Middle East

Turkish warplanes hit Kurdish militant targets in Iraq, Syria – defense minister

ISTANBUL, Feb 2 (Reuters) – Turkish warplanes hit Kurdish militant targets, including training camps, shelters and ammunition storage areas in Iraq and northern Syria, the Turkish Defense Ministry said on Wednesday.

The air strikes are part of an ongoing Turkish campaign in Iraq and Syria against militants of the Kurdistan Workers Party (PKK) and the Syrian Kuridsh YPG militia, both of which Turkey regards as terrorist groups.

Turkish Defence Minister Hulusi Akar said on Wednesday that the operation had been successful and that “many terrorists” were killed.

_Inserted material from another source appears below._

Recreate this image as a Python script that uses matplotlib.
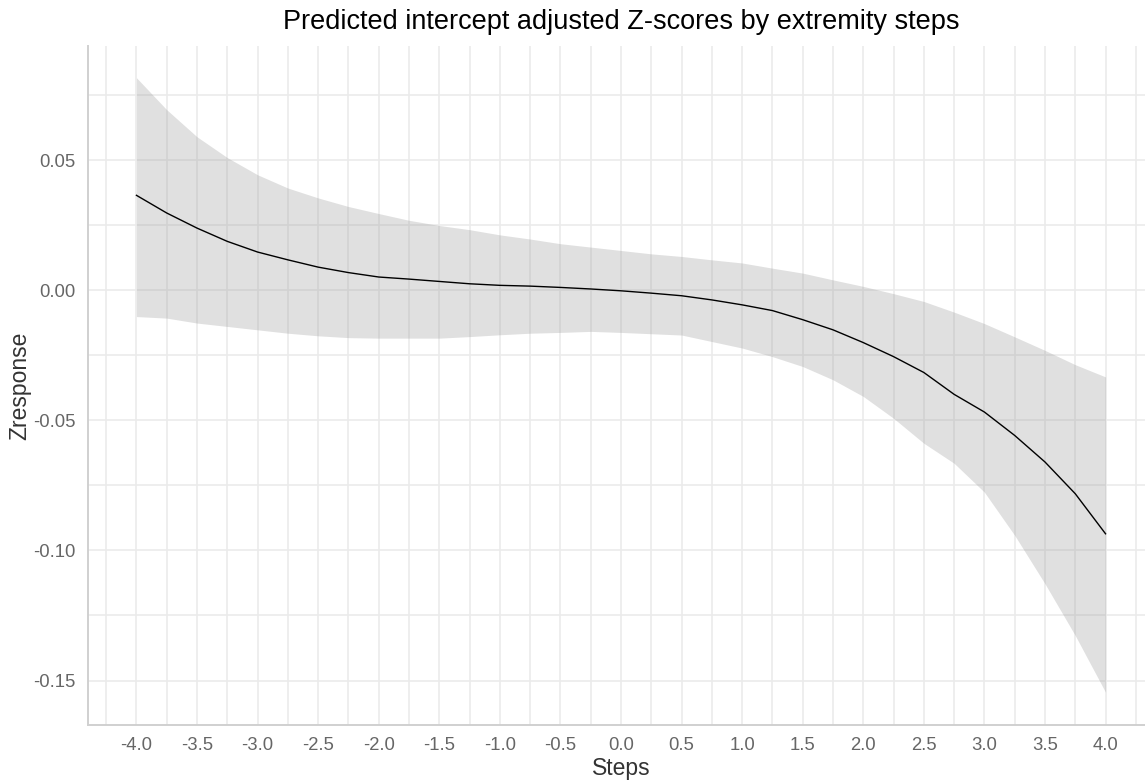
import matplotlib
matplotlib.use('Agg')
import matplotlib.pyplot as plt
from matplotlib.ticker import MultipleLocator
import numpy as np

plt.rcParams['font.family'] = ['Liberation Sans', 'DejaVu Sans']

# predicted values, steps of 0.25
steps = np.arange(-4.0, 4.01, 0.25)
zresponse = [0.0365, 0.0297, 0.0239, 0.0188, 0.0147, 0.0117, 0.0089, 0.0068,
             0.0051, 0.0043, 0.0034, 0.0025, 0.0019, 0.0016, 0.0011, 0.0005,
             -0.0002, -0.0011, -0.0021, -0.0037, -0.0056, -0.0078, -0.0113, -0.0152,
             -0.0201, -0.0255, -0.0316, -0.0400, -0.0468, -0.0558, -0.0660, -0.0782,
             -0.0936]
upper = [0.0817, 0.0694, 0.0590, 0.0510, 0.0444, 0.0393, 0.0355, 0.0322,
         0.0295, 0.0269, 0.0249, 0.0233, 0.0213, 0.0197, 0.0179, 0.0166,
         0.0153, 0.0140, 0.0130, 0.0117, 0.0105, 0.0085, 0.0066, 0.0040,
         0.0015, -0.0013, -0.0043, -0.0084, -0.0128, -0.0179, -0.0231, -0.0286,
         -0.0333]
lower = [-0.0101, -0.0107, -0.0126, -0.0139, -0.0152, -0.0165, -0.0175, -0.0182,
         -0.0184, -0.0184, -0.0184, -0.0178, -0.0171, -0.0165, -0.0162, -0.0158,
         -0.0162, -0.0167, -0.0172, -0.0197, -0.0222, -0.0255, -0.0293, -0.0344,
         -0.0408, -0.0492, -0.0588, -0.0665, -0.0776, -0.0942, -0.1128, -0.1327,
         -0.1545]

fig = plt.figure(figsize=(11.45, 7.82), dpi=100)
# panel runs past the right edge of the picture, like the reference crop
ax = fig.add_axes([88/1145, 57/782, 1066/1145, 679/782])

ax.fill_between(steps, lower, upper, color='#999999', alpha=0.3, linewidth=0, zorder=2)
ax.plot(steps, zresponse, color='black', linewidth=1.0, zorder=3)

ax.set_xlim(-4.4, 4.4)
ax.set_ylim(-0.1671, 0.0939)
ax.xaxis.set_major_locator(MultipleLocator(0.5))
ax.xaxis.set_minor_locator(MultipleLocator(0.25))
ax.yaxis.set_major_locator(MultipleLocator(0.05))
ax.yaxis.set_minor_locator(MultipleLocator(0.025))
ax.xaxis.set_major_formatter(plt.FuncFormatter(lambda v, p: f'{v:.1f}'))
ax.yaxis.set_major_formatter(plt.FuncFormatter(lambda v, p: f'{v:.2f}'))

ax.grid(which='both', color='#EBEBEB', linewidth=1.2, zorder=0)
ax.set_axisbelow(True)
ax.tick_params(which='both', length=0, labelsize=13.3, labelcolor='#666666')
ax.tick_params(axis='x', pad=9)
ax.tick_params(axis='y', pad=9)

for s in ['top', 'right']:
    ax.spines[s].set_visible(False)
for s in ['left', 'bottom']:
    ax.spines[s].set_color('#D0D0D0')
    ax.spines[s].set_linewidth(1.4)

ax.set_xlabel('Steps', fontsize=16.5, color='#333333', labelpad=2)
ax.set_ylabel('Zresponse', fontsize=16.5, color='#333333', labelpad=1)
ax.set_title('Predicted intercept adjusted Z-scores by extremity steps', fontsize=19.5, pad=12)

fig.savefig('out.png', dpi=100)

“Only terrorists and targets belonging to terrorists were hit. The terrorists’ shelters, bunkers, inns, caves were brought down on their heads. The terrorists have once again felt the breath of the Turkish Armed Forces on their necks,” Akar said.

Iraq’s military condemned what it called a Turkish infiltration into Iraqi air space as a violation of its sovereignty. Baghdad is widely viewed, however, to be giving Ankara free rein to attack the militants.

All the planes taking part in the operation, which it said targeted the areas of Derik, Sincar and Karacak, subsequently returned to their bases. It did not provide any information on casualties resulting from the strikes.

“Terrorists’ shelters, caves, tunnels, ammunition depots and so-called headquarters and training camps were targeted,” the ministry statement said, without specifying exactly when the strikes occurred.

It said the air operation targeted PKK militants, which have bases in Iraq, as well as the Syrian Kurdish YPG militia.

Iraqi security officials, who spoke on condition of anonymity, said at least 20 air strikes had hit inside Iraq in the Sinjar (Sincar) mountain area.

Sinjar mountain, home to Iraq’s Yazidi minority, is an area controlled variously by different armed forces and armed groups where PKK militants and their local allies operate.

The Kurdistan region of Iraq’s counter-terrorism service said several people had been killed and injured in the air strikes in Iraq and Syria but provided no further details.

The PKK took up arms against the Turkish state in 1984. More than 40,000 people have been killed in the conflict, which in the past was mainly focused in southeast Turkey.

Turkish officials privately say they believe Baghdad is firmly on their side in fighting the PKK.